Quality Score Factors
Quality score is an especially important component of your ad rank computation in Google. It shows you an estimate of how relevant your ads, keywords, and landing page are to a person who sees your ad. This score is scaled from 1 to 10, with 1 being the lowest and 10 being the best.
Higher Quality Scores typically lead to lower costs and better ad positions. You can only view your Quality Score at the keyword report.
What influences Quality Score?
Landing Page Experience - Estimates how relevant and useful your landing page is to people who click your ad. It considers factors such as how well your landing page content matches a person’s search term, and how easy it is for people to navigate your page.
Expected CTR – Do not confuse this with your click-through rate. Expected CTR refers to how likely it is that your ad will be clicked when shown. In other words, this is kind of a normalised percentage. This score is based on the past clickthrough performance of your ads. The effects of ad position, and other factors that affect the visibility of your ad, such as extensions are excluded.
Ad Relevance - Measures how closely your keyword matches the message in your ads. A below average score may mean that your ads are too general or specific to answer the user’s query, or that this keyword isn’t relevant to your business.
How to check Quality Score?
Click on ‘Keywords’ then ‘Search Keywords’.
Next, Click ‘COLUMNS’ AND ‘Modify columns’.
Scroll down and click ‘Quality score’.
Check the ‘Quality Score’ boxes then click ‘APPLY’.
You can now see the Quality Score and historical Quality Score.
If you examine the factors that contribute to Quality score (Landing Page Experience + Expected CTR + Ad Relevance), they are inter-related. It’s intelligible that with a high ad relevance, it will result in a higher expected CTR. That’s half the battle won; the final part is the landing page experience.
If you have good keywords that are targeted, and you write ads that are relevant, and after the click-through, the landing page has been positive, it will positively affect your Qualify Score. As an analogy, Quality Score is like a reflection of the entire customer journey of a search ads user; whether the user experience has been positive or not.
Optimising Quality Score
Group keywords that trigger the same ad(s) and landing page into the same ad group. This ensures that the ads, landing page and keywords are all closely related which translates to better relevance.
Improve relevance of advertisement to landing page – Example: Ads on “vegetarian catering” should land visitors on the “vegetarian catering” page, instead of “catering” homepage. The landing page should contain specific information on “vegetarian catering”, and do not send them to a generic catering page upon ad click.
Improve landing page’s user-experience – Make your landing page well-organised, include relevant and original content as well as keywords that trigger the ad in the content and make it prominent. Speed also plays a factor here; users hate slow pages and are more likely to abandon them. Not only does a quick loading page improve user experience, but it will also contribute to better conversions. A fast web hosting can help to improve the landing page user experience.

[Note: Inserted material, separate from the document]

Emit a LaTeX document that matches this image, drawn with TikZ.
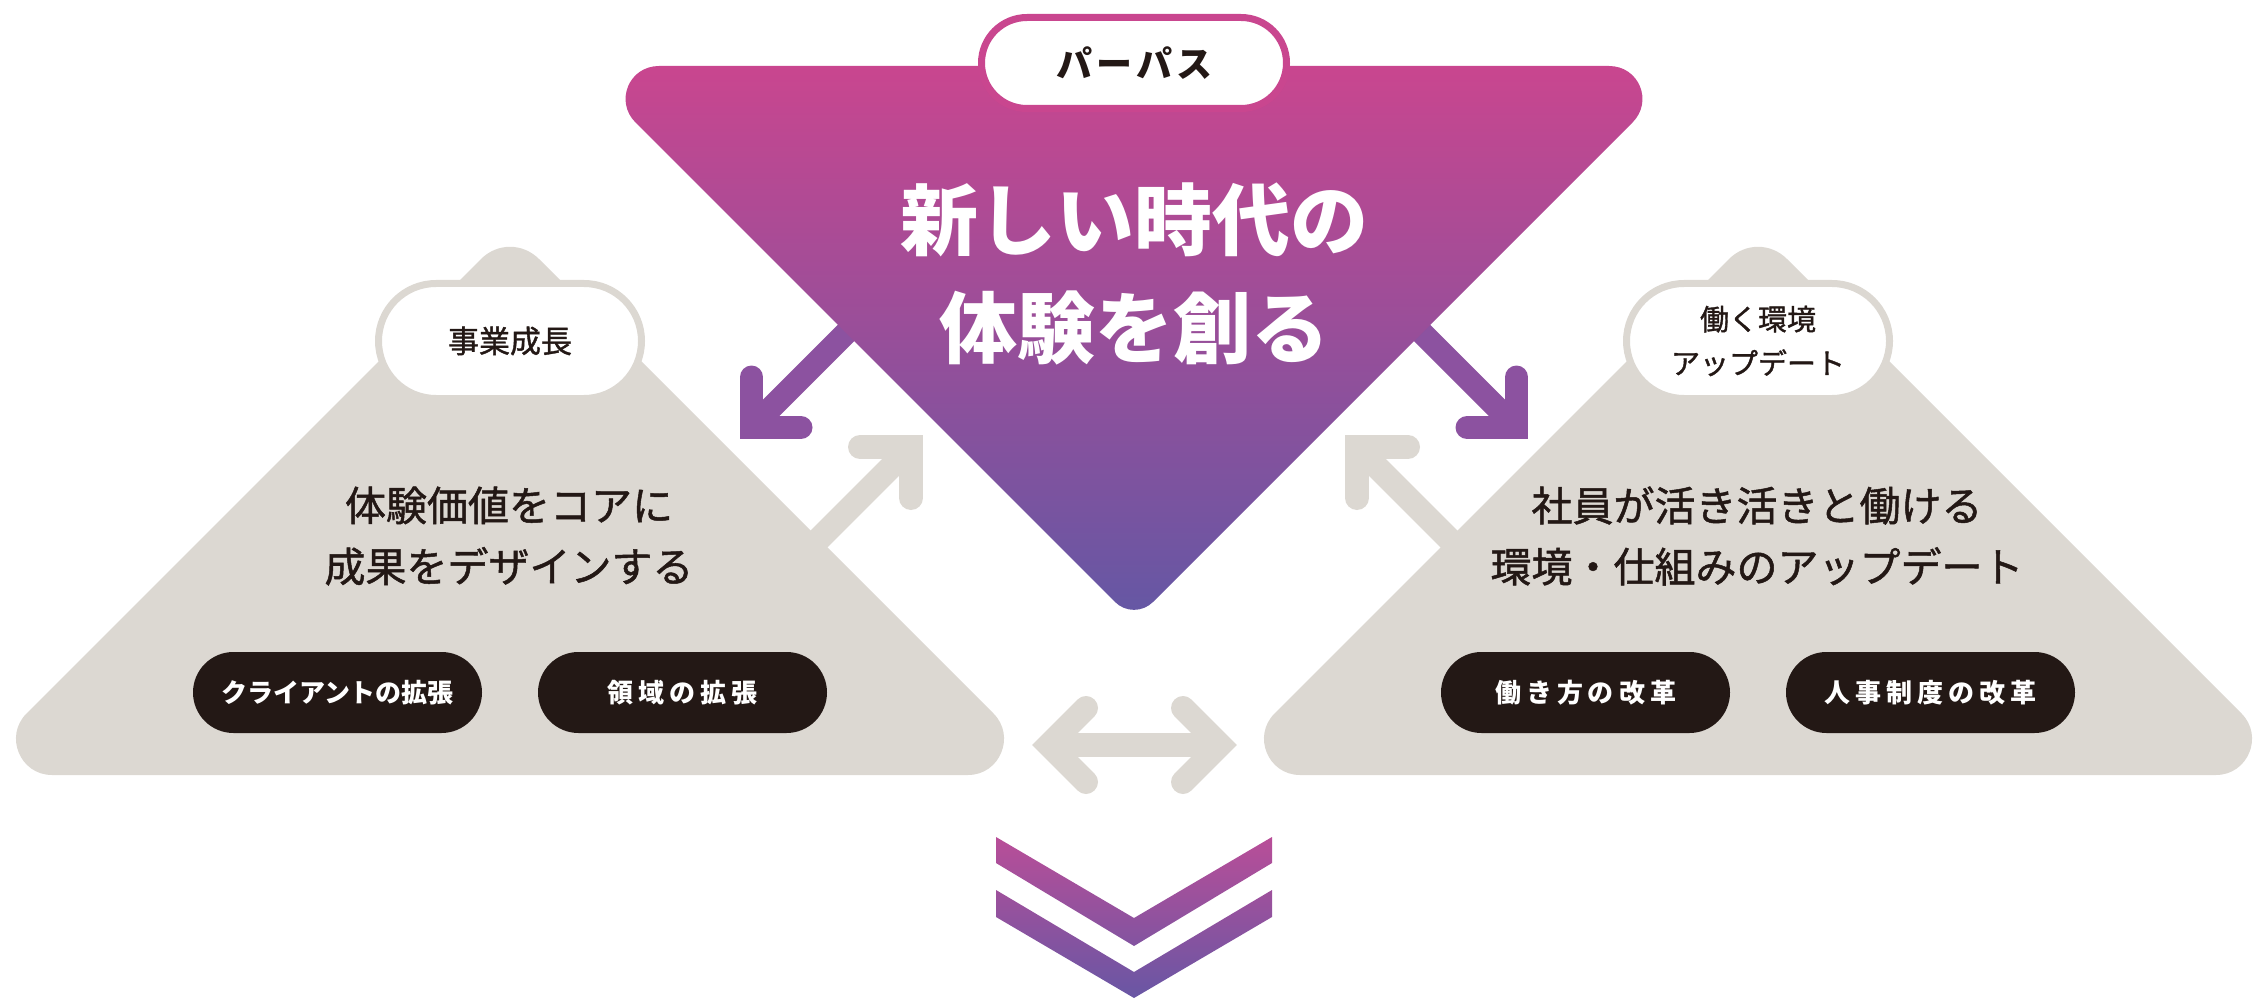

Transparency – Include information about you or your company, along with any related photos of yourself.
Ease of navigation – Include navigational menu to other pages with links or buttons that make the website easy to navigate around. Of course, you can also use a landing page, but make sure it is professional looking with your legal pages linked at the footer of your landing page. That includes your privacy policy, terms of use and contact information.
How can I increase my Quality Score?
Ensure your ad copy includes the keyword you bid for. Identify those ads with low click-through rate (CTR) then rewrite them with more curiosity-invoking and eye-catching headlines. Learn more in PPC Copywriting Tips.
Ensure your landing page is mobile friendly, fast loading, responds quickly to user interaction upon loading and visually stable. Leverage the Google Keyword Planner tool for semantic research to add more semantically related keywords in the landing page.
Organise your keywords and Ad Groups by themes, which will allow your ads, landing page and keywords be highly related and relevant.
What is the minimum Quality Score I need?
A Quality Score (QS) of 7/10 or higher is considered good. A lot depends on your strategy and goals. If (for whatever reason) you use a single landing page across multiple ad groups, you are bound to be slapped with a lower Quality Score. The question is how hard is the slap? If it is 5/10 in one ad group and 7/10 in another ad group – that is not too bad.
But if it is 2/10 in one ad group and 7/10 in another, you probably need a change of plan. Because the 2/10 QS will drag you down and you end up with a poor Ad Rank causing you to spend unnecessary money. If your QS falls below 3/10, you need a much higher maximum cost per click to hurdle over the Ad Rank threshold to even get your visibility. In this case, it’s better to use a separate landing page that is more relevant to that Ad Group.
It still depends on how well you understand your business and your target persona. There are many factors that come into play, and it is not always necessary to go by the book; but whether your business goals will be met.